Request: Repeat the listing that follows, character for character, minus the pictures.

Data excerpt:
***

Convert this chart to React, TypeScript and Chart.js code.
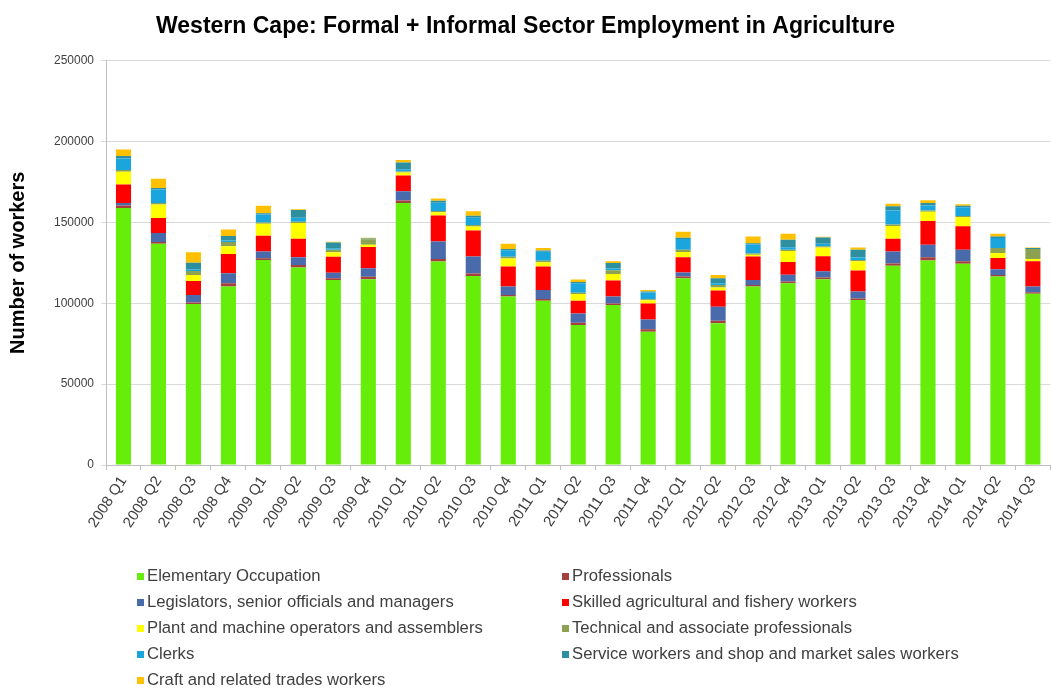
import React, { useEffect, useRef } from 'react';
import { Chart, registerables } from 'chart.js';

Chart.register(...registerables);

const categories = [
  '2008 Q1', '2008 Q2', '2008 Q3', '2008 Q4',
  '2009 Q1', '2009 Q2', '2009 Q3', '2009 Q4',
  '2010 Q1', '2010 Q2', '2010 Q3', '2010 Q4',
  '2011 Q1', '2011 Q2', '2011 Q3', '2011 Q4',
  '2012 Q1', '2012 Q2', '2012 Q3', '2012 Q4',
  '2013 Q1', '2013 Q2', '2013 Q3', '2013 Q4',
  '2014 Q1', '2014 Q2', '2014 Q3',
];

const seriesNames = [
  'Elementary Occupation',
  'Professionals',
  'Legislators, senior officials and managers',
  'Skilled agricultural and fishery workers',
  'Plant and machine operators and assemblers',
  'Technical and associate professionals',
  'Clerks',
  'Service workers and shop and market sales workers',
  'Craft and related trades workers',
];

const seriesColors = [
  '#66ee0a', '#a5403f', '#4a6bab', '#ff0000', '#ffff00',
  '#8ca252', '#1aa6dc', '#2e8f9e', '#ffc000',
];

const elementary = [158900, 136800, 99500, 110300, 126800, 122100, 114400, 114900, 162000, 125800, 116900, 104100, 101600, 86500, 98900, 82400, 115500, 87600, 110300, 112400, 114900, 102000, 123100, 126400, 124400, 116500, 105800];
const professionals = [1500, 1000, 1000, 2000, 1000, 1500, 1000, 1500, 1500, 1500, 1500, 1000, 1000, 1500, 1000, 1500, 1000, 1500, 1000, 1000, 1000, 1000, 1500, 2000, 1500, 1000, 1000];
const legislators = [1600, 5600, 4600, 6200, 4200, 4900, 3500, 5300, 5700, 10900, 10500, 5200, 5600, 5700, 4200, 6100, 2500, 8800, 3100, 4200, 3800, 4200, 7400, 7700, 7200, 3500, 3500];
const skilled = [11400, 9300, 8700, 12000, 9700, 11400, 9900, 13000, 9700, 16100, 16100, 12400, 14500, 7900, 9900, 9900, 9500, 9900, 14500, 7900, 9300, 13000, 7900, 14700, 14500, 7000, 15700];
const plant = [7900, 8300, 3700, 4800, 7400, 9700, 2700, 1500, 2000, 2000, 2500, 5000, 2700, 4100, 4100, 2000, 3100, 2000, 1000, 6800, 5400, 5800, 7900, 5800, 5600, 3100, 1400];
const technical = [1000, 1000, 2500, 2500, 800, 800, 1500, 3300, 500, 800, 800, 1000, 800, 800, 2300, 500, 1500, 1500, 800, 800, 800, 800, 800, 800, 800, 3100, 6200];
const clerks = [7200, 8300, 1000, 1000, 5000, 2500, 1000, 0, 1500, 5000, 4500, 4100, 5600, 5800, 1000, 4300, 6600, 1000, 5600, 1500, 1500, 1500, 8700, 3000, 5400, 6200, 0];
const service = [1500, 1000, 4000, 2700, 800, 4700, 3500, 500, 4100, 1200, 1300, 800, 800, 800, 3500, 500, 800, 3100, 800, 4700, 3900, 4700, 2700, 1500, 800, 800, 500];
const craft = [4100, 5600, 6500, 4100, 4500, 500, 500, 500, 1500, 1500, 2700, 3100, 1500, 1500, 1000, 1000, 3700, 2000, 4100, 3700, 500, 1500, 1500, 1700, 1000, 1700, 300];

const seriesValues = [elementary, professionals, legislators, skilled, plant, technical, clerks, service, craft];

const yTicks = [0, 50000, 100000, 150000, 200000, 250000];

const FONT = "'Liberation Sans', Arial, sans-serif";

export default function App() {
  const ref = useRef<HTMLCanvasElement>(null);

  useEffect(() => {
    const chart = new Chart(ref.current as HTMLCanvasElement, {
      type: 'bar',
      data: {
        labels: categories,
        datasets: seriesNames.map((name, i) => ({
          label: name,
          data: seriesValues[i],
          backgroundColor: seriesColors[i],
          borderWidth: 0,
          barPercentage: 0.9,
          categoryPercentage: 0.48,
        })),
      },
      options: {
        responsive: false,
        animation: false,
        layout: { padding: { left: 0, right: 0, top: 0, bottom: 128 } },
        plugins: {
          legend: { display: false },
          tooltip: { enabled: false },
          title: {
            display: true,
            text: 'Western Cape: Formal + Informal Sector Employment in Agriculture',
            color: '#000000',
            font: { family: FONT, size: 23, weight: 'bold' },
            padding: { top: 13, bottom: 20 },
          },
        },
        scales: {
          x: {
            stacked: true,
            grid: {
              display: true,
              drawOnChartArea: false,
              offset: true,
              tickLength: 5,
              color: '#bfbfbf',
            },
            border: { display: true, color: '#bfbfbf' },
            ticks: {
              autoSkip: false,
              minRotation: 57,
              maxRotation: 57,
              color: '#404040',
              padding: 3,
              font: { family: FONT, size: 15 },
            },
            afterFit: (scale: any) => {
              scale.height = 97;
            },
          },
          y: {
            stacked: true,
            min: 0,
            max: 250000,
            afterBuildTicks: (scale: any) => {
              scale.ticks = yTicks.map((v) => ({ value: v }));
            },
            grid: { color: '#d9d9d9', tickLength: 5 },
            border: { display: true, color: '#bfbfbf' },
            ticks: {
              color: '#404040',
              padding: 7,
              font: { family: FONT, size: 12 },
              callback: (v: any) => String(v),
            },
            title: {
              display: true,
              text: 'Number of workers',
              color: '#000000',
              font: { family: FONT, size: 20, weight: 'bold' },
              padding: { top: 6, bottom: 0 },
            },
            afterFit: (scale: any) => {
              scale.width = 106;
            },
          },
        },
      },
    });
    return () => chart.destroy();
  }, []);

  const legendPositions = [
    { left: 137, top: 576 },
    { left: 562, top: 576 },
    { left: 137, top: 602 },
    { left: 562, top: 602 },
    { left: 137, top: 628 },
    { left: 562, top: 628 },
    { left: 137, top: 654 },
    { left: 562, top: 654 },
    { left: 137, top: 680 },
  ];

  return (
    <div style={{ position: 'absolute', left: 0, top: 0, width: 1051, height: 690, background: '#ffffff', overflow: 'hidden' }}>
      <canvas ref={ref} width={1051} height={690} style={{ display: 'block' }} />
      {seriesNames.map((name, i) => (
        <div
          key={name}
          style={{
            position: 'absolute',
            left: legendPositions[i].left,
            top: legendPositions[i].top - 11,
            height: 22,
            display: 'flex',
            alignItems: 'center',
            fontFamily: FONT,
            fontSize: 16.7,
            color: '#404040',
            whiteSpace: 'nowrap',
          }}
        >
          <span style={{ display: 'inline-block', width: 7, height: 7, background: seriesColors[i], marginRight: 3 }} />
          <span>{name}</span>
        </div>
      ))}
    </div>
  );
}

***

Output:
Convert this chart to React, TypeScript and Chart.js code.
import React, { useEffect, useRef } from 'react';
import { Chart, registerables } from 'chart.js';

Chart.register(...registerables);

const categories = [
  '2008 Q1', '2008 Q2', '2008 Q3', '2008 Q4',
  '2009 Q1', '2009 Q2', '2009 Q3', '2009 Q4',
  '2010 Q1', '2010 Q2', '2010 Q3', '2010 Q4',
  '2011 Q1', '2011 Q2', '2011 Q3', '2011 Q4',
  '2012 Q1', '2012 Q2', '2012 Q3', '2012 Q4',
  '2013 Q1', '2013 Q2', '2013 Q3', '2013 Q4',
  '2014 Q1', '2014 Q2', '2014 Q3',
];

const seriesNames = [
  'Elementary Occupation',
  'Professionals',
  'Legislators, senior officials and managers',
  'Skilled agricultural and fishery workers',
  'Plant and machine operators and assemblers',
  'Technical and associate professionals',
  'Clerks',
  'Service workers and shop and market sales workers',
  'Craft and related trades workers',
];

const seriesColors = [
  '#66ee0a', '#a5403f', '#4a6bab', '#ff0000', '#ffff00',
  '#8ca252', '#1aa6dc', '#2e8f9e', '#ffc000',
];

const elementary = [158900, 136800, 99500, 110300, 126800, 122100, 114400, 114900, 162000, 125800, 116900, 104100, 101600, 86500, 98900, 82400, 115500, 87600, 110300, 112400, 114900, 102000, 123100, 126400, 124400, 116500, 105800];
const professionals = [1500, 1000, 1000, 2000, 1000, 1500, 1000, 1500, 1500, 1500, 1500, 1000, 1000, 1500, 1000, 1500, 1000, 1500, 1000, 1000, 1000, 1000, 1500, 2000, 1500, 1000, 1000];
const legislators = [1600, 5600, 4600, 6200, 4200, 4900, 3500, 5300, 5700, 10900, 10500, 5200, 5600, 5700, 4200, 6100, 2500, 8800, 3100, 4200, 3800, 4200, 7400, 7700, 7200, 3500, 3500];
const skilled = [11400, 9300, 8700, 12000, 9700, 11400, 9900, 13000, 9700, 16100, 16100, 12400, 14500, 7900, 9900, 9900, 9500, 9900, 14500, 7900, 9300, 13000, 7900, 14700, 14500, 7000, 15700];
const plant = [7900, 8300, 3700, 4800, 7400, 9700, 2700, 1500, 2000, 2000, 2500, 5000, 2700, 4100, 4100, 2000, 3100, 2000, 1000, 6800, 5400, 5800, 7900, 5800, 5600, 3100, 1400];
const technical = [1000, 1000, 2500, 2500, 800, 800, 1500, 3300, 500, 800, 800, 1000, 800, 800, 2300, 500, 1500, 1500, 800, 800, 800, 800, 800, 800, 800, 3100, 6200];
const clerks = [7200, 8300, 1000, 1000, 5000, 2500, 1000, 0, 1500, 5000, 4500, 4100, 5600, 5800, 1000, 4300, 6600, 1000, 5600, 1500, 1500, 1500, 8700, 3000, 5400, 6200, 0];
const service = [1500, 1000, 4000, 2700, 800, 4700, 3500, 500, 4100, 1200, 1300, 800, 800, 800, 3500, 500, 800, 3100, 800, 4700, 3900, 4700, 2700, 1500, 800, 800, 500];
const craft = [4100, 5600, 6500, 4100, 4500, 500, 500, 500, 1500, 1500, 2700, 3100, 1500, 1500, 1000, 1000, 3700, 2000, 4100, 3700, 500, 1500, 1500, 1700, 1000, 1700, 300];

const seriesValues = [elementary, professionals, legislators, skilled, plant, technical, clerks, service, craft];

const yTicks = [0, 50000, 100000, 150000, 200000, 250000];

const FONT = "'Liberation Sans', Arial, sans-serif";

export default function App() {
  const ref = useRef<HTMLCanvasElement>(null);

  useEffect(() => {
    const chart = new Chart(ref.current as HTMLCanvasElement, {
      type: 'bar',
      data: {
        labels: categories,
        datasets: seriesNames.map((name, i) => ({
          label: name,
          data: seriesValues[i],
          backgroundColor: seriesColors[i],
          borderWidth: 0,
          barPercentage: 0.9,
          categoryPercentage: 0.48,
        })),
      },
      options: {
        responsive: false,
        animation: false,
        layout: { padding: { left: 0, right: 0, top: 0, bottom: 128 } },
        plugins: {
          legend: { display: false },
          tooltip: { enabled: false },
          title: {
            display: true,
            text: 'Western Cape: Formal + Informal Sector Employment in Agriculture',
            color: '#000000',
            font: { family: FONT, size: 23, weight: 'bold' },
            padding: { top: 13, bottom: 20 },
          },
        },
        scales: {
          x: {
            stacked: true,
            grid: {
              display: true,
              drawOnChartArea: false,
              offset: true,
              tickLength: 5,
              color: '#bfbfbf',
            },
            border: { display: true, color: '#bfbfbf' },
            ticks: {
              autoSkip: false,
              minRotation: 57,
              maxRotation: 57,
              color: '#404040',
              padding: 3,
              font: { family: FONT, size: 15 },
            },
            afterFit: (scale: any) => {
              scale.height = 97;
            },
          },
          y: {
            stacked: true,
            min: 0,
            max: 250000,
            afterBuildTicks: (scale: any) => {
              scale.ticks = yTicks.map((v) => ({ value: v }));
            },
            grid: { color: '#d9d9d9', tickLength: 5 },
            border: { display: true, color: '#bfbfbf' },
            ticks: {
              color: '#404040',
              padding: 7,
              font: { family: FONT, size: 12 },
              callback: (v: any) => String(v),
            },
            title: {
              display: true,
              text: 'Number of workers',
              color: '#000000',
              font: { family: FONT, size: 20, weight: 'bold' },
              padding: { top: 6, bottom: 0 },
            },
            afterFit: (scale: any) => {
              scale.width = 106;
            },
          },
        },
      },
    });
    return () => chart.destroy();
  }, []);

  const legendPositions = [
    { left: 137, top: 576 },
    { left: 562, top: 576 },
    { left: 137, top: 602 },
    { left: 562, top: 602 },
    { left: 137, top: 628 },
    { left: 562, top: 628 },
    { left: 137, top: 654 },
    { left: 562, top: 654 },
    { left: 137, top: 680 },
  ];

  return (
    <div style={{ position: 'absolute', left: 0, top: 0, width: 1051, height: 690, background: '#ffffff', overflow: 'hidden' }}>
      <canvas ref={ref} width={1051} height={690} style={{ display: 'block' }} />
      {seriesNames.map((name, i) => (
        <div
          key={name}
          style={{
            position: 'absolute',
            left: legendPositions[i].left,
            top: legendPositions[i].top - 11,
            height: 22,
            display: 'flex',
            alignItems: 'center',
            fontFamily: FONT,
            fontSize: 16.7,
            color: '#404040',
            whiteSpace: 'nowrap',
          }}
        >
          <span style={{ display: 'inline-block', width: 7, height: 7, background: seriesColors[i], marginRight: 3 }} />
          <span>{name}</span>
        </div>
      ))}
    </div>
  );
}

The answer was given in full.